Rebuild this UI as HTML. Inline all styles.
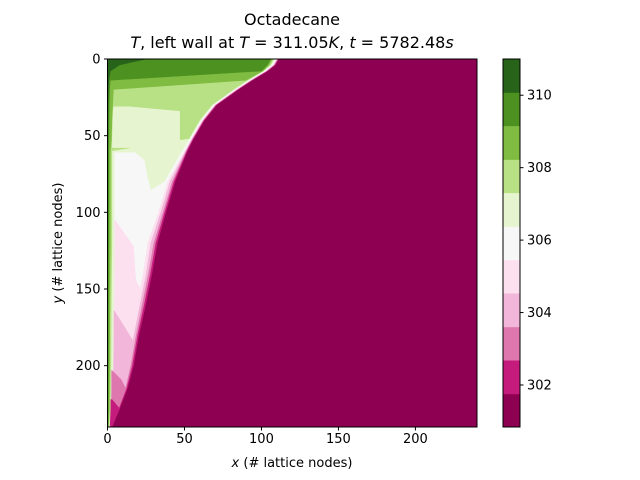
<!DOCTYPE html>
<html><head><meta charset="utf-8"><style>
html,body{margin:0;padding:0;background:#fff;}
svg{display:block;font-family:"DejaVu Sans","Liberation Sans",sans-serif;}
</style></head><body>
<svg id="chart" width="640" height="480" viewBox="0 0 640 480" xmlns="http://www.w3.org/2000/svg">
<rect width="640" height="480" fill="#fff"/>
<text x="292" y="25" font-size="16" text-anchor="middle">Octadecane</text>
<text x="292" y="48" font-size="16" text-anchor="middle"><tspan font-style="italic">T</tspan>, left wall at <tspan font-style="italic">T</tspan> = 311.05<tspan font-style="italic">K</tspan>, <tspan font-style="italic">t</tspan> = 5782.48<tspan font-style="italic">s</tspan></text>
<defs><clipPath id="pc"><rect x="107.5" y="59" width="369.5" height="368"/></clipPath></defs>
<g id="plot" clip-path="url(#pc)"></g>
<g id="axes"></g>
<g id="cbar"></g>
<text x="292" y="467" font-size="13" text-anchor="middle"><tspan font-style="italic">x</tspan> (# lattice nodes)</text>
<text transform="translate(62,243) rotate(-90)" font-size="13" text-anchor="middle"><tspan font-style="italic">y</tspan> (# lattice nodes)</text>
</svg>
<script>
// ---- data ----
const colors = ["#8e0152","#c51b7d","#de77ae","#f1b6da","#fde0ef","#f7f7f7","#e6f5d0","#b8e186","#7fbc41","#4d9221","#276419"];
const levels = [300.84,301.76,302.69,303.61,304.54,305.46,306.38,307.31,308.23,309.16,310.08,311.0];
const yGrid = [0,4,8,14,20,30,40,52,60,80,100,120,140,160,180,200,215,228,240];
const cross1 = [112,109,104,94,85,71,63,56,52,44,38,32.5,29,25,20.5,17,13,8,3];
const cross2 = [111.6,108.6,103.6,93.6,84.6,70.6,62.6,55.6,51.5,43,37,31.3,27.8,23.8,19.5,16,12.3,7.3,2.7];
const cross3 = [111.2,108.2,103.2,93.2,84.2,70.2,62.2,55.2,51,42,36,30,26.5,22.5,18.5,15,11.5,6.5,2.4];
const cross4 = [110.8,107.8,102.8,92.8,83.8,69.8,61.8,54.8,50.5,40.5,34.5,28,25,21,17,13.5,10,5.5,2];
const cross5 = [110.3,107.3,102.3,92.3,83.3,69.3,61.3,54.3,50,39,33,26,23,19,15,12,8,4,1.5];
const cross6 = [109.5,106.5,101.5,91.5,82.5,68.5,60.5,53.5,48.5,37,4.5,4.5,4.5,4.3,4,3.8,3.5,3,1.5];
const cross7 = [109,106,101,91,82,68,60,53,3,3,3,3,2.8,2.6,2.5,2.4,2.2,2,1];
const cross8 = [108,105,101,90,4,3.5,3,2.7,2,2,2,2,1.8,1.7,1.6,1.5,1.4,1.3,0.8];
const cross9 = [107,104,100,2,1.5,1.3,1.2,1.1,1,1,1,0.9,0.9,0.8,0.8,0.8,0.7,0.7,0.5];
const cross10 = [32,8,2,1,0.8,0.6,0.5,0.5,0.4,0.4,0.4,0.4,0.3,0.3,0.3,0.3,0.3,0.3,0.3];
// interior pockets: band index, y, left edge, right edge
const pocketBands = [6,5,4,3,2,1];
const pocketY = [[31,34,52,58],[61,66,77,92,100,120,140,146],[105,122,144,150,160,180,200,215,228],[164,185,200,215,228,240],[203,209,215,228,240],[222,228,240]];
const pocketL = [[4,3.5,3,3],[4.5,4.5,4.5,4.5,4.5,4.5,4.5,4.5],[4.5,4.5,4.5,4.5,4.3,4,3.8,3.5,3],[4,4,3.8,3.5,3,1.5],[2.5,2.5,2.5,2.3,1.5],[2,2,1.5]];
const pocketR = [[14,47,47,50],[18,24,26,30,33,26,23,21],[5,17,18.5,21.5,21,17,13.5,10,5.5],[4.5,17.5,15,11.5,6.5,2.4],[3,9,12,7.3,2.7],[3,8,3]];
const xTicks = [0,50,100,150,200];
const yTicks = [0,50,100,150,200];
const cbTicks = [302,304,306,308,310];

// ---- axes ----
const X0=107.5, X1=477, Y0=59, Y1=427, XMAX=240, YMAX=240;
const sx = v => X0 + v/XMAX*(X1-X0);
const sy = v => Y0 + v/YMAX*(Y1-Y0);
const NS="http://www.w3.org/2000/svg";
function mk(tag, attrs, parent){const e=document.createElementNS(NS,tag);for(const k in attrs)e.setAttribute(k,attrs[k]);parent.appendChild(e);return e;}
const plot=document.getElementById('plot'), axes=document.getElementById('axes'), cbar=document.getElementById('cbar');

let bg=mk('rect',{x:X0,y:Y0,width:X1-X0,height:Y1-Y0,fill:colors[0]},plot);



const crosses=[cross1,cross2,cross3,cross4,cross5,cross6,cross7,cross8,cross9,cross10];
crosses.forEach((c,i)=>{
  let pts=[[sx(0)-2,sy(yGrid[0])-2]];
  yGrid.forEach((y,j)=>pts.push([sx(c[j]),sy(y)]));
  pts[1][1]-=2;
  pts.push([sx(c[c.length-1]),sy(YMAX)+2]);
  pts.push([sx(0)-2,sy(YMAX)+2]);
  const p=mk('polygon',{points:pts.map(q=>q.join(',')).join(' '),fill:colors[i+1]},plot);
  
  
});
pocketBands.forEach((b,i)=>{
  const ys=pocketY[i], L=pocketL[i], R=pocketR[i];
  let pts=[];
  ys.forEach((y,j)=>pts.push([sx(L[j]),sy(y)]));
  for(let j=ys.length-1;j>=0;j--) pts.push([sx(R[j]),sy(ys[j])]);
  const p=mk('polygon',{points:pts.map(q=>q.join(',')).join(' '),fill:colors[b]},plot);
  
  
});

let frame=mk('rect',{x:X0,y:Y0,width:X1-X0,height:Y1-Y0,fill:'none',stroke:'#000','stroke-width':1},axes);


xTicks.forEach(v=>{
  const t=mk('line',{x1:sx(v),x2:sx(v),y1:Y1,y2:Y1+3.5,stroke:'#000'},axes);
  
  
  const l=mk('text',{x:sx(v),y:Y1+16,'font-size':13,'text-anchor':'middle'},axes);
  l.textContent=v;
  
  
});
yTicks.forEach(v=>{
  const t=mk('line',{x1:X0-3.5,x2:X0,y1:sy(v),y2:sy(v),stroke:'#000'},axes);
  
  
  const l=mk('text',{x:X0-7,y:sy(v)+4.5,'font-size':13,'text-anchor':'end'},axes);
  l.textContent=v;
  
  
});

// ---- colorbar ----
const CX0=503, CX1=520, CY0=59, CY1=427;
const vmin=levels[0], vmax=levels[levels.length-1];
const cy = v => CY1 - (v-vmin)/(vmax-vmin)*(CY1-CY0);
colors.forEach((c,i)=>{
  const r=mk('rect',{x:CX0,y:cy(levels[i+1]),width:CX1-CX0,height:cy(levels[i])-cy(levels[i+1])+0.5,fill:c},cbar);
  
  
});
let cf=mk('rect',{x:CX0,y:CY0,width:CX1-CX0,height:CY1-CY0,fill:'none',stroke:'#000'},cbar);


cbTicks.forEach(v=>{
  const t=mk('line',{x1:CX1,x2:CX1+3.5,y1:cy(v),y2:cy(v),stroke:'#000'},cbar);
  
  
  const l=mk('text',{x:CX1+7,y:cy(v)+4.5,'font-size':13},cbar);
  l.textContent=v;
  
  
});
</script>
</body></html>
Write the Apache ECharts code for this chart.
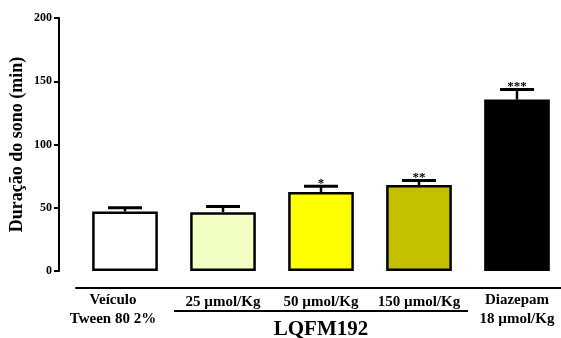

━━━━━━━━━━

§ To do:
Count the lines in the records above that contain the word "chart", and give only the number.

§ Complete answer:
2